◆ **Objective**:
Working from the top of the listing below, retype each line through the line containing "minimum height=73pt] (app)", both included, with no pictures.
________________________
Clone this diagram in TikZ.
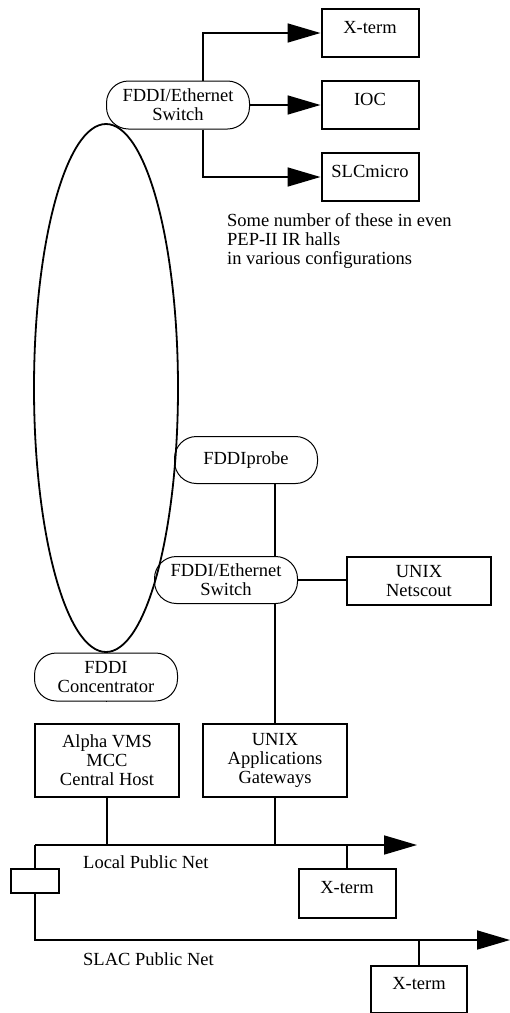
\documentclass[tikz,border=0pt]{standalone}
\usepackage{fontspec}
\setmainfont{Liberation Serif}
\usetikzlibrary{arrows.meta}
\begin{document}
\begin{tikzpicture}[x=1pt,y=-1pt,
  txt/.style={font=\fontsize{18.5pt}{19pt}\selectfont, inner sep=0pt},
  box/.style={txt, draw, line width=2pt, align=center},
  onebox/.style={box, text height=12pt, text depth=12pt},
  rnd/.style={txt, draw, line width=1pt, rounded corners=22pt, align=center,
              minimum width=143pt, minimum height=47pt},
  conn/.style={line width=1.7pt},
  arr/.style={conn, -{Triangle[length=33pt,width=19pt]}}
]
\useasboundingbox (0,0) rectangle (510,1013);

% FDDI ring
\draw[line width=1.8pt] (106,388) ellipse [x radius=72, y radius=264];

% top section
\node[onebox, minimum width=97pt, minimum height=48pt] (xt1) at (370,33) {X-term};
\node[onebox, minimum width=97pt, minimum height=48pt] (ioc) at (370,105) {IOC};
\node[onebox, minimum width=97pt, minimum height=48pt] (slc) at (370,177) {SLCmicro};
\node[rnd, minimum height=48pt] (sw1) at (178,105) {FDDI/Ethernet\\Switch};
\node[txt, anchor=north west, align=left] (note) at (227,213)
  {Some number of these in even\\PEP-II IR halls\\in various configurations};

\draw[arr] ([xshift=25pt]sw1.north) |- (xt1.west);
\draw[arr] (sw1.east) -- (ioc.west);
\draw[arr] ([xshift=25pt]sw1.south) |- (slc.west);

% middle section
\node[rnd] (probe) at (246,460) {FDDIprobe};
\node[rnd] (sw2) at (226,580) {FDDI/Ethernet\\Switch};
\node[box, minimum width=144pt, minimum height=48pt] (ns) at (419,581) {UNIX\\Netscout};
\node[rnd, minimum height=48pt] (conc) at (106,677) {FDDI\\Concentrator};
\node[box, minimum width=144pt, minimum height=73pt] (alpha) at (107,760) {Alpha VMS\\MCC\\Central Host};
\node[box, minimum width=144pt, minimum height=73pt] (app) at (275,760) {UNIX\\Applications\\Gateways};

\draw[conn] (probe.south -| app.north) -- (sw2.north -| app.north);
\draw[conn] (sw2.south -| app.north) -- (app.north);
\draw[conn] (sw2.east) -- (sw2.east -| ns.west);
\draw[conn] (conc.south) -- (conc.south -| alpha.north);

% public nets
\coordinate (lpL) at (35,845);
\coordinate (lpR) at (417,845);
\coordinate (spR) at (510,940);
\node[box, minimum width=48pt, minimum height=24pt] (sb) at (35,881) {};
\node[onebox, minimum width=97pt, minimum height=49pt] (xt3) at (347,893) {X-term};
\node[onebox, minimum width=96pt, minimum height=47pt] (xt4) at (419,989) {X-term};

\draw[arr] (lpL) -- (lpR);
\draw[conn] (alpha.south) -- (alpha.south |- lpL);
\draw[conn] (app.south) -- (app.south |- lpL);
\draw[conn] (xt3.north) -- (xt3.north |- lpL);
\draw[conn] (lpL) -- (sb.north);
\draw[arr] (sb.south) |- (spR);
\draw[conn] (xt4.north) -- (xt4.north |- spR);

\node[txt, anchor=base west] (lpn) at (83,868) {Local Public Net};
\node[txt, anchor=base west] (spn) at (83,965) {SLAC Public Net};
\end{tikzpicture}
\end{document}
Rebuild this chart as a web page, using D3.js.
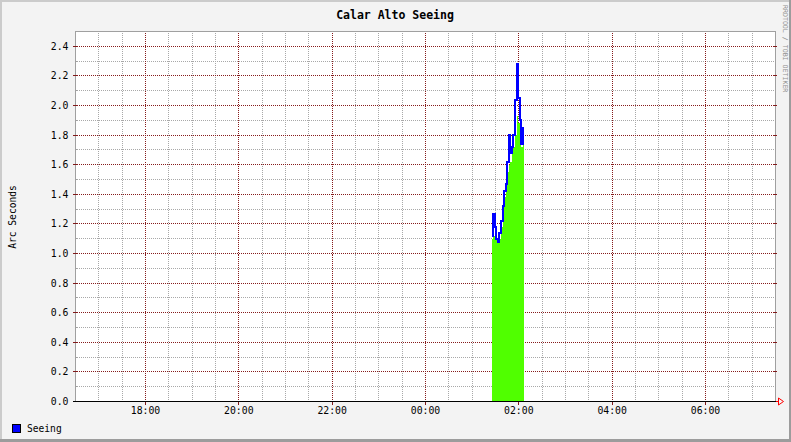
<!DOCTYPE html>
<html><head><meta charset="utf-8">
<script src="https://cdn.jsdelivr.net/npm/d3@7"></script>
<style>
html,body{margin:0;padding:0;background:#f3f3f3;}
svg{display:block;}
text{font-family:"DejaVu Sans Mono",monospace;}
line,rect{shape-rendering:crispEdges;}
</style></head>
<body>
<svg id="c" width="791" height="442"></svg>
<script>
// ---- data ----
const title = "Calar Alto Seeing";
const yLabel = "Arc Seconds";
const seriesName = "Seeing";
const creditText = "RRDTOOL / TOBI OETIKER";
const startTime = "16:30";   // day 1
const endTime = "07:30";     // day 2
const xTickLabels = ["18:00","20:00","22:00","00:00","02:00","04:00","06:00"];
const yTickLabels = ["0.0","0.2","0.4","0.6","0.8","1.0","1.2","1.4","1.6","1.8","2.0","2.2","2.4"];
const sampleTimes = ["01:25","01:27","01:29","01:31","01:33","01:35","01:37","01:39","01:41","01:43","01:45",
                     "01:47","01:49","01:51","01:53","01:55","01:57","01:59","02:01","02:03","02:05","02:07"];
const seeingLine = [1.12,1.27,1.18,1.10,1.08,1.14,1.22,1.32,1.42,1.47,1.62,
                    1.80,1.68,1.72,1.80,2.04,2.28,2.05,1.90,1.74,1.85];
const seeingArea = [1.10,1.12,1.12,1.10,1.08,1.10,1.18,1.28,1.38,1.45,1.55,
                    1.60,1.62,1.68,1.72,1.80,1.93,1.88,1.85,1.72,1.80];

// ---- helpers ----
function toDate(hhmm, dayHint){
  const [h,m] = hhmm.split(":").map(Number);
  const day = (dayHint!==undefined) ? dayHint : (h < 12 ? 2 : 1);
  return new Date(2000,0,day,h,m);
}
const svg = d3.select("#c");
const W = 791, H = 442;
const L = 75.5, R = 775.5, T = 31.5, B = 401.5;

// background & 3D border
svg.append("rect").attr("width",W).attr("height",H).attr("fill","#f3f3f3");
svg.append("rect").attr("x",0).attr("y",0).attr("width",W).attr("height",2).attr("fill","#cbcbcb");
svg.append("rect").attr("x",0).attr("y",0).attr("width",2).attr("height",H).attr("fill","#cbcbcb");
svg.append("rect").attr("x",0).attr("y",H-3).attr("width",W).attr("height",3).attr("fill","#9c9c9c");
svg.append("rect").attr("x",W-2).attr("y",0).attr("width",2).attr("height",H).attr("fill","#9c9c9c");

// plot area
svg.append("rect").attr("x",L).attr("y",T).attr("width",R-L).attr("height",B-T).attr("fill","#ffffff");

const x = d3.scaleTime().domain([toDate(startTime,1), toDate(endTime,2)]).range([L,R]);
const y = d3.scaleLinear().domain([0,2.5]).range([B,T]);

const px = v => Math.round(v-0.5)+0.5;

// minor grid
const minorX = d3.timeMinute.every(30).range(x.domain()[0], x.domain()[1]).filter(d=>d>x.domain()[0]);
const majorXDates = xTickLabels.map(s=>toDate(s));
const minorY = d3.range(1,25).map(i=>i/10);
const majorYVals = yTickLabels.map(Number);

const g = svg.append("g");
g.selectAll(".mx").data(minorX.filter(d=>d.getMinutes()!==0 || d.getHours()%2!==0)).enter().append("line")
  .attr("x1",d=>px(x(d))).attr("x2",d=>px(x(d))).attr("y1",T+1).attr("y2",B)
  .attr("stroke","#a8a8a8").attr("stroke-dasharray","1,1");
g.selectAll(".my").data(minorY.filter(v=>Math.round(v*10)%2!==0)).enter().append("line")
  .attr("y1",d=>px(y(d))).attr("y2",d=>px(y(d))).attr("x1",L+1).attr("x2",R)
  .attr("stroke","#a8a8a8").attr("stroke-dasharray","1,1");
// major grid
g.selectAll(".Mx").data(majorXDates).enter().append("line")
  .attr("x1",d=>px(x(d))).attr("x2",d=>px(x(d))).attr("y1",T+1).attr("y2",B)
  .attr("stroke","#861c1c").attr("stroke-dasharray","1,1");
g.selectAll(".My").data(majorYVals.filter(v=>v>0)).enter().append("line")
  .attr("y1",d=>px(y(d))).attr("y2",d=>px(y(d))).attr("x1",L+1).attr("x2",R)
  .attr("stroke","#861c1c").attr("stroke-dasharray","1,1");

// data
const areaData = seeingArea.map((v,i)=>({t:toDate(sampleTimes[i]), v}));
areaData.push({t:toDate(sampleTimes[seeingArea.length]), v:seeingArea[seeingArea.length-1]});
const lineData = seeingLine.map((v,i)=>({t:toDate(sampleTimes[i]), v}));
lineData.push({t:toDate(sampleTimes[seeingLine.length]), v:seeingLine[seeingLine.length-1]});

svg.append("path").datum(areaData)
  .attr("d", d3.area().curve(d3.curveStepAfter).x(d=>x(d.t)).y0(y(0)).y1(d=>y(d.v)))
  .attr("fill","#50ff00").attr("shape-rendering","crispEdges");
svg.append("path").datum(lineData)
  .attr("d", d3.line().curve(d3.curveStepAfter).x(d=>x(d.t)).y(d=>y(d.v)))
  .attr("fill","none").attr("stroke","#0000ff").attr("stroke-width",2).attr("shape-rendering","crispEdges");

// frame
svg.append("path").attr("d",`M${L},${B}V${T}H${R}V${B}`).attr("fill","none").attr("stroke","#a0a0a0").attr("shape-rendering","crispEdges");

// ticks
svg.selectAll(".yt").data(majorYVals).enter().append("line")
  .attr("x1",L-3).attr("x2",L+1).attr("y1",d=>px(y(d))).attr("y2",d=>px(y(d)))
  .attr("stroke","#801a1a");
svg.selectAll(".yt2").data(majorYVals.filter(v=>v>0)).enter().append("line")
  .attr("x1",R-2).attr("x2",R+1).attr("y1",d=>px(y(d))).attr("y2",d=>px(y(d)))
  .attr("stroke","#801a1a");
svg.selectAll(".ymt").data(minorY.filter(v=>Math.round(v*10)%2!==0)).enter().append("line")
  .attr("x1",L-1).attr("x2",L+1).attr("y1",d=>px(y(d))).attr("y2",d=>px(y(d)))
  .attr("stroke","#a0a0a0");
svg.selectAll(".xt").data(majorXDates).enter().append("line")
  .attr("x1",d=>px(x(d))).attr("x2",d=>px(x(d))).attr("y1",B-1).attr("y2",B+3)
  .attr("stroke","#801a1a");

// x axis line + arrow
svg.append("line").attr("x1",L-3).attr("x2",R+3).attr("y1",B).attr("y2",B).attr("stroke","#000").attr("stroke-width",1);
svg.append("path").attr("d",`M${R+3},${B-3.5}L${R+8},${B}L${R+3},${B+3.5}Z`).attr("fill","none").attr("stroke","#ff0000");
svg.append("line").attr("x1",R).attr("x2",R+3).attr("y1",B).attr("y2",B).attr("stroke","#ff0000");

// labels
svg.selectAll(".yl").data(yTickLabels).enter().append("text")
  .attr("x",L-7).attr("y",d=>y(+d)).attr("dy","0.35em").attr("text-anchor","end")
  .attr("font-size","9.8px").attr("fill","#000").text(d=>d);
svg.selectAll(".xl").data(xTickLabels).enter().append("text")
  .attr("x",d=>x(toDate(d))).attr("y",411).attr("dy","0.35em").attr("text-anchor","middle")
  .attr("font-size","9.8px").attr("fill","#000").text(d=>d);

svg.append("text").attr("x",395).attr("y",15).attr("dy","0.35em").attr("text-anchor","middle")
  .attr("font-size","11.5px").attr("font-weight","bold").attr("fill","#000").text(title);
svg.append("text").attr("transform","translate(13,217) rotate(-90)").attr("dy","0.35em").attr("text-anchor","middle")
  .attr("font-size","9.6px").attr("fill","#000").text(yLabel);
svg.append("text").attr("transform","translate(785.5,5) rotate(90)").attr("dy","0.35em").attr("text-anchor","start")
  .attr("font-size","6.6px").attr("fill","#909090").text(creditText);

// legend
svg.append("rect").attr("x",12.5).attr("y",424.5).attr("width",8).attr("height",8).attr("fill","#0000ff").attr("stroke","#000");
svg.append("text").attr("x",27).attr("y",429).attr("dy","0.35em").attr("font-size","9.6px").attr("fill","#000").text(seriesName);
</script>
</body></html>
________________________
◆ **Exercise output**:
Clone this diagram in TikZ.
\documentclass[tikz,border=0pt]{standalone}
\usepackage{fontspec}
\setmainfont{Liberation Serif}
\usetikzlibrary{arrows.meta}
\begin{document}
\begin{tikzpicture}[x=1pt,y=-1pt,
  txt/.style={font=\fontsize{18.5pt}{19pt}\selectfont, inner sep=0pt},
  box/.style={txt, draw, line width=2pt, align=center},
  onebox/.style={box, text height=12pt, text depth=12pt},
  rnd/.style={txt, draw, line width=1pt, rounded corners=22pt, align=center,
              minimum width=143pt, minimum height=47pt},
  conn/.style={line width=1.7pt},
  arr/.style={conn, -{Triangle[length=33pt,width=19pt]}}
]
\useasboundingbox (0,0) rectangle (510,1013);

% FDDI ring
\draw[line width=1.8pt] (106,388) ellipse [x radius=72, y radius=264];

% top section
\node[onebox, minimum width=97pt, minimum height=48pt] (xt1) at (370,33) {X-term};
\node[onebox, minimum width=97pt, minimum height=48pt] (ioc) at (370,105) {IOC};
\node[onebox, minimum width=97pt, minimum height=48pt] (slc) at (370,177) {SLCmicro};
\node[rnd, minimum height=48pt] (sw1) at (178,105) {FDDI/Ethernet\\Switch};
\node[txt, anchor=north west, align=left] (note) at (227,213)
  {Some number of these in even\\PEP-II IR halls\\in various configurations};

\draw[arr] ([xshift=25pt]sw1.north) |- (xt1.west);
\draw[arr] (sw1.east) -- (ioc.west);
\draw[arr] ([xshift=25pt]sw1.south) |- (slc.west);

% middle section
\node[rnd] (probe) at (246,460) {FDDIprobe};
\node[rnd] (sw2) at (226,580) {FDDI/Ethernet\\Switch};
\node[box, minimum width=144pt, minimum height=48pt] (ns) at (419,581) {UNIX\\Netscout};
\node[rnd, minimum height=48pt] (conc) at (106,677) {FDDI\\Concentrator};
\node[box, minimum width=144pt, minimum height=73pt] (alpha) at (107,760) {Alpha VMS\\MCC\\Central Host};
\node[box, minimum width=144pt, minimum height=73pt] (app) at (275,760) {UNIX\\Applications\\Gateways};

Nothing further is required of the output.